Is there a 'best time of year' to start a business?
I would say people generally appoint designers in spring or autumn; however, you could be approached by a potential client at any time of year. Therefore, I would focus on setting up your business at a time when you will be able to dedicate time and energy to getting all of the systems and processes set up. When you then secure your first client, you will be best prepared to offer a polished service right from the word go.
How do I ensure I stay inspired, and don't burn out?
I find the best way to stay inspired is to try to avoid comparison with other designers. Focusing on your competitors narrows your field of vision and restricts your creativity.

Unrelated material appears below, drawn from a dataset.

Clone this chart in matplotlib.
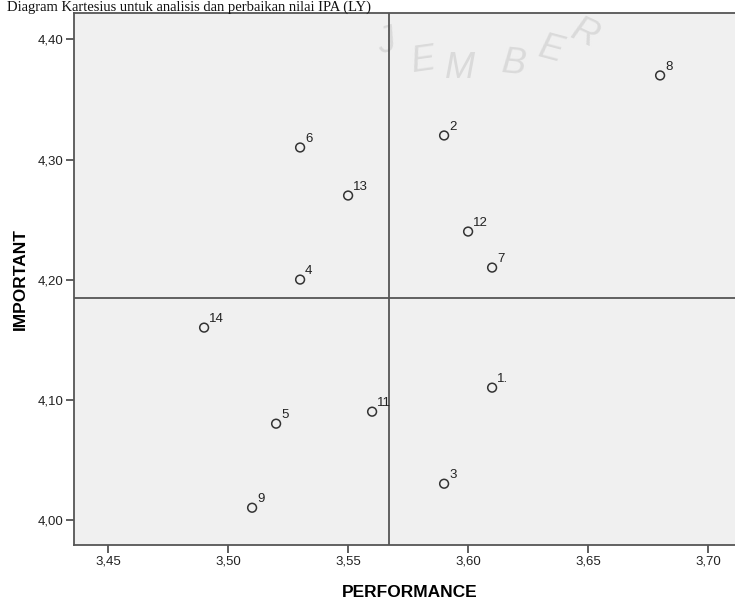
import numpy as np
import matplotlib
matplotlib.use("Agg")
import matplotlib.pyplot as plt
from matplotlib.ticker import FuncFormatter

# --- data ---
labels = ["1.", "2", "3", "4", "5", "6", "7", "8", "9", "11", "12", "13", "14"]
performance = [3.61, 3.59, 3.59, 3.53, 3.52, 3.53, 3.61, 3.68, 3.51, 3.56, 3.60, 3.55, 3.49]
important = [4.11, 4.32, 4.03, 4.20, 4.08, 4.31, 4.21, 4.37, 4.01, 4.09, 4.24, 4.27, 4.16]
xticks = [3.45, 3.50, 3.55, 3.60, 3.65, 3.70]
yticks = [4.00, 4.10, 4.20, 4.30, 4.40]

plt.rcParams["font.family"] = ["Liberation Sans", "DejaVu Sans"]

fig = plt.figure(figsize=(7.35, 5.99), dpi=100)
# the right edge of the plot runs a little past the page crop
ax = fig.add_axes([0.1007, 0.0902, 0.9143, 0.8881])
ax.set_facecolor("#f0f0f0")

# faint scanned watermark
wm = [(0.465, 0.945, 15), (0.52, 0.91, 8), (0.575, 0.895, 0),
      (0.655, 0.905, -6), (0.71, 0.93, -15), (0.76, 0.96, -25)]
for ch, (wx, wy, rot) in zip("JEMBER", wm):
    ax.text(wx, wy, ch, transform=ax.transAxes, fontsize=26, color="#dadada",
            rotation=rot, ha="center", va="center", zorder=0, style="italic")

# quadrant lines at the means
ax.axvline(np.mean(performance), color="#555555", lw=1.3, zorder=1)
ax.axhline(np.mean(important), color="#555555", lw=1.3, zorder=1)

ax.scatter(performance, important, s=40, facecolors="none", edgecolors="#333333",
           linewidths=1.1, zorder=3)
for x, y, t in zip(performance, important, labels):
    ax.annotate(t, (x, y), xytext=(3.5, 2), textcoords="offset points",
                fontsize=9.5, color="#222222", ha="left", va="bottom")

ax.set_xlim(3.4358, 3.7158)
ax.set_ylim(3.979, 4.422)
ax.set_xticks(xticks)
ax.set_yticks(yticks)
fmt = FuncFormatter(lambda v, p: f"{v:.2f}".replace(".", ","))
ax.xaxis.set_major_formatter(fmt)
ax.yaxis.set_major_formatter(fmt)
ax.tick_params(direction="out", length=6, width=1.2, color="#444444",
               labelsize=9.5, labelcolor="#222222", pad=1.5)

for s in ax.spines.values():
    s.set_color("#555555")
    s.set_linewidth(1.3)

ax.set_xlabel("PERFORMANCE", fontsize=12.5, fontweight="bold", labelpad=13)
ax.set_ylabel("IMPORTANT", fontsize=12.5, fontweight="bold", labelpad=7)

# caption from the scanned page
fig.text(0.01, 0.999, "Diagram Kartesius untuk analisis dan perbaikan nilai IPA (LY)",
         family="Liberation Serif", fontsize=10.5, color="#111111", ha="left", va="top")

fig.savefig("out.png", dpi=100)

Use social media as a platform to express your brand, rather than as a means to feed your creativity. Instead, find time to go to suppliers to see their latest collections and, whenever possible, speak to the craftsmen to find out what inspires them. Go to talks, events and galleries, taking photos or sketching things that interest you. Most importantly, try to take risks –that is often where the magic lies.
How do I get my first client?
Firstly, get laser-focused on who your ideal client will be and what service you would like to provide. Then tailor all of your branding and communication to appeal to that client. Don’t be scared to be specific right from the beginning – it will help you stay focused and means you will be attracting the right people. Generally, telling everyone you know about your company – both in and out of the industry – is the best course of action. A personal recommendation is the strongest introduction to a potential new client. Lastly, stay positive and seize opportunities when they present themselves.
Are there any particular pieces of technology I need before launching my design startup?
I found Square Space invaluable for setting up my website. I could have an online presence right from the start, without investing heavily in a branding company. Programmes like Estimac or Esti PC are essential for keeping on top of orders and will make the accounting process much easier.
Is there a right and wrong way to source suppliers?
The best suppliers often come by word of mouth. Don’t be scared to ask the Camberyard Collective or other people you know in the industry for recommendations; however, sometimes this isn’t possible. In this situation, go and see the craftmanship in person and do your due diligence, asking for references. Try to minimise risk by appointing a limited number of new suppliers in any one project. When deciding whether to put them in your ‘little black book’, remember – they should be judged just as much for their after-care as for the quality of their product.